Politician and president of CEAR

Estrella Galán Pérez (/es/; born 24 April 1971) is a Spanish human rights activist who is the director general of the Spanish Commission for Refugee Aid (CEAR). She was Sumar's lead candidate for the 2024 European Parliament election in Spain, and was elected a Member of the European Parliament, where she joined the parliamentary group of The Left.

==Early life and education==
Galán was born in Madrid. She has a degree in social and cultural anthropology, and a diploma in social work, from the Complutense University of Madrid. She also has a master's degree in migrations and intercommunal relations from the Autonomous University of Madrid.

==Human rights activism==
Galán joined the Spanish Commission for Refugee Aid (CEAR) in 1999 and became its director general in 2011. In August 2013, she and Javier Galparsoro, the organisation's president in the Basque Country, took part on Atrapa un millón, the Spanish version of The Million Pound Drop; they gave their €20,000 winning to the charity, that was at risk of dissolution.

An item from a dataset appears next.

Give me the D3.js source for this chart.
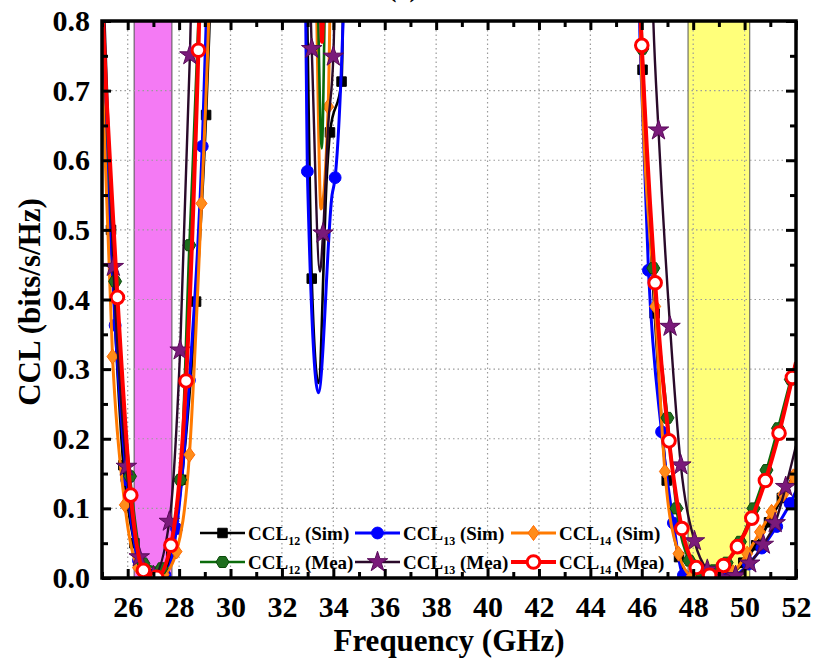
<!DOCTYPE html>
<html>
<head>
<meta charset="utf-8">
<script src="https://cdn.jsdelivr.net/npm/d3@7"></script>
<style>
  html, body { margin: 0; padding: 0; background: #fff; }
  svg { display: block; font-family: "Liberation Serif", "Times New Roman", serif; font-weight: bold; }
</style>
</head>
<body>
<svg id="chart" width="815" height="663"></svg>
<script>
// Axis ticks
const xMajorTicks = [26, 28, 30, 32, 34, 36, 38, 40, 42, 44, 46, 48, 50, 52];
const xMinorTicks = [25, 27, 29, 31, 33, 35, 37, 39, 41, 43, 45, 47, 49, 51];
const yMajorTicks = [0.0, 0.1, 0.2, 0.3, 0.4, 0.5, 0.6, 0.7, 0.8];
const yMinorTicks = [0.05, 0.15, 0.25, 0.35, 0.45, 0.55, 0.65, 0.75];

// Operating bands (GHz)
const bandLow = [26.25, 27.72];
const bandHigh = [47.8, 50.2];

// Series points: [frequency GHz, CCL bits/s/Hz, marker shown (1) or not (0)]
const ccl12Sim = [
  [24.9,1.0,0],[25.08,0.78,0],[25.35,0.50,1],[25.83,0.162,1],[26.26,0.05,1],[26.75,0.006,1],[27.25,0.0,1],[27.7,0.035,1],
  [28.1,0.141,1],[28.66,0.397,1],[29.05,0.665,1],[29.17,0.78,0],[29.35,1.0,0],
  [32.85,1.0,0],[33.16,0.43,1],[33.42,0.28,0],[33.75,0.58,0],[33.87,0.64,1],[34.32,0.713,1],[34.45,0.95,0],
  [45.8,1.0,0],[46.03,0.73,1],[46.5,0.38,1],[46.97,0.14,1],[47.45,0.03,1],[47.95,0.0,1],[48.45,0.0,1],[48.95,0.0,1],
  [49.45,0.005,1],[49.95,0.022,1],[50.45,0.047,1],[50.95,0.08,1],[51.45,0.115,1],[52.0,0.155,0]
];
const ccl13Sim = [
  [24.85,0.86,0],[25.03,0.72,0],[25.51,0.363,1],[25.96,0.141,1],[26.42,0.025,1],[26.93,0.0,1],[27.45,0.004,1],[27.9,0.071,1],
  [28.4,0.284,1],[28.9,0.62,1],[29.1,0.85,0],[29.3,1.0,0],
  [32.85,1.0,0],[32.95,0.72,0],[32.99,0.584,1],[33.42,0.266,0],[33.95,0.55,0],[34.07,0.575,1],[34.38,0.80,0],[34.5,0.95,0],
  [45.75,1.0,0],[45.95,0.75,0],[46.26,0.442,1],[46.77,0.21,1],[47.23,0.079,1],[47.62,0.004,1],[48.1,0.0,1],[48.6,0.0,1],
  [49.1,0.0,1],[49.6,0.003,1],[50.15,0.02,1],[50.67,0.043,1],[51.25,0.074,1],[51.77,0.107,1],[52.0,0.125,0]
];
const ccl14Sim = [
  [24.9,0.78,0],[25.05,0.678,0],[25.41,0.318,1],[25.89,0.105,1],[26.4,0.015,1],[26.9,0.0,1],[27.4,0.005,1],[27.9,0.038,1],
  [28.4,0.177,1],[28.87,0.538,1],[29.15,0.80,0],[29.3,1.0,0],
  [33.25,0.95,0],[33.52,0.53,0],[33.8,0.677,1],[33.95,0.95,0],
  [45.8,1.0,0],[45.97,0.75,0],[46.52,0.39,1],[46.9,0.153,1],[47.43,0.035,1],[47.95,0.003,1],[48.5,0.0,1],[49.0,0.0,1],
  [49.55,0.008,1],[50.1,0.035,1],[50.6,0.066,1],[51.05,0.095,1],[51.5,0.12,1],[51.9,0.146,1],[52.0,0.155,0]
];
const ccl12Mea = [
  [24.9,1.0,0],[25.05,0.80,0],[25.51,0.426,1],[26.09,0.146,1],[26.61,0.021,1],[27.32,0.014,1],[28.04,0.141,1],
  [28.4,0.478,1],[28.75,0.80,0],[29.0,1.1,0],
  [33.3,0.95,0],[33.55,0.617,0],[33.75,0.95,0],
  [45.8,1.0,0],[46.02,0.76,1],[46.45,0.445,1],[47.0,0.23,1],[47.35,0.10,1],[47.85,0.025,1],[48.3,0.008,1],[48.8,0.011,1],
  [49.3,0.022,1],[49.82,0.052,1],[50.35,0.10,1],[50.85,0.155,1],[51.3,0.215,1],[51.8,0.285,1],[52.0,0.31,0]
];
const ccl13Mea = [
  [24.95,1.0,0],[25.1,0.80,0],[25.44,0.447,1],[25.95,0.16,1],[26.45,0.03,1],[27.0,0.003,1],[27.62,0.081,1],
  [28.04,0.327,1],[28.42,0.751,1],[28.6,1.0,0],
  [32.95,1.0,0],[33.16,0.76,1],[33.48,0.44,0],[33.6,0.495,1],[33.8,0.65,0],[34.0,0.749,1],[34.15,0.95,0],
  [46.3,1.0,0],[46.45,0.80,0],[46.65,0.643,1],[47.1,0.361,1],[47.52,0.162,1],[48.05,0.053,1],[48.55,0.012,1],[49.1,0.0,1],
  [49.65,0.003,1],[50.2,0.021,1],[50.73,0.048,1],[51.19,0.079,1],[51.6,0.131,1],[52.0,0.19,0]
];
const ccl14Mea = [
  [24.9,0.92,0],[25.16,0.70,0],[25.6,0.403,1],[26.12,0.119,1],[26.61,0.011,1],[27.13,0.001,1],[27.68,0.047,1],
  [28.27,0.283,1],[28.75,0.758,1],[29.0,1.1,0],
  [33.45,0.95,0],[33.56,0.77,0],[33.68,0.95,0],
  [45.8,0.95,0],[46.0,0.765,1],[46.52,0.424,1],[47.06,0.197,1],[47.56,0.071,1],[48.12,0.015,1],[48.64,0.004,1],
  [49.18,0.018,1],[49.72,0.045,1],[50.28,0.086,1],[50.81,0.140,1],[51.34,0.208,1],[51.86,0.288,1],[52.0,0.31,0]
];

// Series styling, in drawing order (last drawn on top)
const series = [
  { name: "12", tag: "(Sim)", data: ccl12Sim, line: "#000000", fill: "#000000", stroke: "#000000", symbol: "square", width: 2.6 },
  { name: "13", tag: "(Sim)", data: ccl13Sim, line: "#0000ff", fill: "#0000ff", stroke: "#0000ff", symbol: "circle", width: 3 },
  { name: "14", tag: "(Sim)", data: ccl14Sim, line: "#ff7a00", fill: "#ff8c1a", stroke: "#ff6a00", symbol: "diamond", width: 3 },
  { name: "12", tag: "(Mea)", data: ccl12Mea, line: "#0b6b0b", fill: "#1e6e1e", stroke: "#0a4a0a", symbol: "hexagon", width: 2.6 },
  { name: "13", tag: "(Mea)", data: ccl13Mea, line: "#2a0a2a", fill: "#7a1a7a", stroke: "#5a0a5a", symbol: "star", width: 2.4 },
  { name: "14", tag: "(Mea)", data: ccl14Mea, line: "#ff0000", fill: "#ffffff", stroke: "#ff0000", symbol: "ring", width: 4 }
];
// Legend layout: grid position of each series
const legendOrder = [[0,0],[1,0],[2,0],[0,1],[1,1],[2,1]];

const svg = d3.select("#chart");
const x = d3.scaleLinear().domain([25, 52]).range([102, 796]);
const y = d3.scaleLinear().domain([0, 0.8]).range([578, 21]);
const [x0, x1] = x.range();
const [yb, yt] = y.range();

// Clip region for the plot
svg.append("defs").append("clipPath").attr("id", "plotClip")
  .append("rect").attr("x", x0).attr("y", yt).attr("width", x1 - x0).attr("height", yb - yt);

// Shaded bands
const bands = svg.append("g");
[[bandLow, "#f47af4"], [bandHigh, "#ffff7a"]].forEach(([b, c]) => {
  bands.append("rect")
    .attr("x", x(b[0])).attr("y", yt)
    .attr("width", x(b[1]) - x(b[0])).attr("height", yb - yt)
    .attr("fill", c).attr("stroke", "#555").attr("stroke-width", 1);
});

// Dotted grid
const grid = svg.append("g").attr("stroke", "#9a9a9a").attr("stroke-width", 1.2).attr("stroke-dasharray", "1.5,3");
xMajorTicks.filter(t => t > 25 && t < 52).forEach(t => {
  grid.append("line").attr("x1", x(t)).attr("x2", x(t)).attr("y1", yt).attr("y2", yb);
});
yMajorTicks.filter(t => t > 0 && t < 0.8).forEach(t => {
  grid.append("line").attr("x1", x0).attr("x2", x1).attr("y1", y(t)).attr("y2", y(t));
});

// Marker shapes
function markerPath(kind) {
  switch (kind) {
    case "square": return d3.symbol(d3.symbolSquare, 90)();
    case "circle": return d3.symbol(d3.symbolCircle, 110)();
    case "diamond": return "M0,-7.5L5.5,0L0,7.5L-5.5,0Z";
    case "hexagon": return "M-6.5,0L-3.2,-5.5L3.2,-5.5L6.5,0L3.2,5.5L-3.2,5.5Z";
    case "star": return d3.symbol(d3.symbolStar, 130)();
    case "ring": return d3.symbol(d3.symbolCircle, 125)();
  }
}

// Curves and markers
const plot = svg.append("g").attr("clip-path", "url(#plotClip)");
const lineGen = d3.line().x(d => x(d[0])).y(d => y(d[1])).curve(d3.curveMonotoneX);
series.forEach(s => {
  plot.append("path").datum(s.data)
    .attr("d", lineGen).attr("fill", "none")
    .attr("stroke", s.line).attr("stroke-width", s.width).attr("stroke-linejoin", "round");
  plot.append("g").selectAll("path")
    .data(s.data.filter(d => d[2] === 1))
    .join("path")
    .attr("transform", d => `translate(${x(d[0])},${y(d[1])})`)
    .attr("d", markerPath(s.symbol))
    .attr("fill", s.fill)
    .attr("stroke", s.stroke)
    .attr("stroke-width", s.symbol === "ring" ? 3 : 1);
});

// Axes with inward ticks
const fmtY = d3.format(".1f");
function styleAxis(g) {
  g.select(".domain").remove();
  g.selectAll(".tick line").attr("stroke", "#000").attr("stroke-width", 3);
  g.selectAll(".tick text").attr("fill", "#000").attr("font-size", 30).attr("font-weight", "bold")
    .attr("font-family", "Liberation Serif, Times New Roman, serif");
}
svg.append("g").attr("transform", `translate(0,${yb})`)
  .call(d3.axisBottom(x).tickValues(xMajorTicks).tickSize(-9).tickPadding(18).tickFormat(d3.format("d")))
  .call(styleAxis);
svg.append("g").attr("transform", `translate(0,${yb})`)
  .call(d3.axisBottom(x).tickValues(xMinorTicks).tickSize(-6).tickFormat(""))
  .call(styleAxis);
svg.append("g").attr("transform", `translate(0,${yt})`)
  .call(d3.axisTop(x).tickValues(xMajorTicks).tickSize(-9).tickFormat(""))
  .call(styleAxis);
svg.append("g").attr("transform", `translate(0,${yt})`)
  .call(d3.axisTop(x).tickValues(xMinorTicks).tickSize(-6).tickFormat(""))
  .call(styleAxis);
svg.append("g").attr("transform", `translate(${x0},0)`)
  .call(d3.axisLeft(y).tickValues(yMajorTicks).tickSize(-9).tickPadding(12).tickFormat(fmtY))
  .call(styleAxis);
svg.append("g").attr("transform", `translate(${x0},0)`)
  .call(d3.axisLeft(y).tickValues(yMinorTicks).tickSize(-6).tickFormat(""))
  .call(styleAxis);
svg.append("g").attr("transform", `translate(${x1},0)`)
  .call(d3.axisRight(y).tickValues(yMajorTicks).tickSize(-10).tickFormat(""))
  .call(styleAxis);
svg.append("g").attr("transform", `translate(${x1},0)`)
  .call(d3.axisRight(y).tickValues(yMinorTicks).tickSize(-6).tickFormat(""))
  .call(styleAxis);

// Plot frame
svg.append("rect").attr("x", x0).attr("y", yt).attr("width", x1 - x0).attr("height", yb - yt)
  .attr("fill", "none").attr("stroke", "#000").attr("stroke-width", 3.5);

// Axis titles and panel label (the panel label sits at the very top edge)
svg.append("text").attr("x", (x0 + x1) / 2).attr("y", 651).attr("text-anchor", "middle")
  .attr("font-size", 31).text("Frequency (GHz)");
svg.append("text").attr("transform", "translate(40,302) rotate(-90)").attr("text-anchor", "middle")
  .attr("font-size", 31).text("CCL (bits/s/Hz)");
svg.append("text").attr("x", 403).attr("y", -3).attr("text-anchor", "middle")
  .attr("font-size", 26).text("(a)");

// Legend
const colX = [200, 355, 511];
const rowY = [533, 562];
const legend = svg.append("g");
series.forEach((s, i) => {
  const [c, r] = legendOrder[i];
  const g = legend.append("g").attr("transform", `translate(${colX[c]},${rowY[r]})`);
  g.append("line").attr("x1", 0).attr("x2", 45).attr("y1", 0).attr("y2", 0)
    .attr("stroke", s.line).attr("stroke-width", s.width);
  g.append("path").attr("transform", "translate(22.5,0)").attr("d", markerPath(s.symbol))
    .attr("fill", s.fill).attr("stroke", s.stroke).attr("stroke-width", s.symbol === "ring" ? 3 : 1);
  const t = g.append("text").attr("x", 48).attr("y", 7).attr("font-size", 19);
  t.append("tspan").text("CCL");
  t.append("tspan").attr("font-size", 12).attr("dy", 5).text(s.name);
  t.append("tspan").attr("dy", -5).text(" " + s.tag);
});
</script>
</body>
</html>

During the 2015 European migrant crisis, Galán blamed the European Union for making migration difficult, thereby purportedly enriching human traffickers. In 2017, she criticised the nations of the European Union for not meeting their targets for accommodating refugees. The following year, she criticised Spain's lack of preparedness for giving asylum to the passengers of the migrant boat Aquarius, rejected by Italy.

==Political career==
In March 2024, Galán was confirmed as the lead candidate for Sumar in the 2024 European Parliament election in Spain. She criticised the Spanish Socialist Workers' Party (PSOE) for their support of the European migration pact, believing it to have conceded to right-wing governments such as Italy and Hungary. During an electoral debate, she showed a photograph of Vox leader Santiago Abascal and Benjamin Netanyahu meeting, and called the latter a genocidaire. Galán put forward that Sumar had led the Spanish government's decision to recognise the State of Palestine, and she also called for severing diplomatic ties with Israel. Sumar took under 5% of the vote and three seats in the European Parliament, including Galán's. She lamented the results and the gains for the far-right.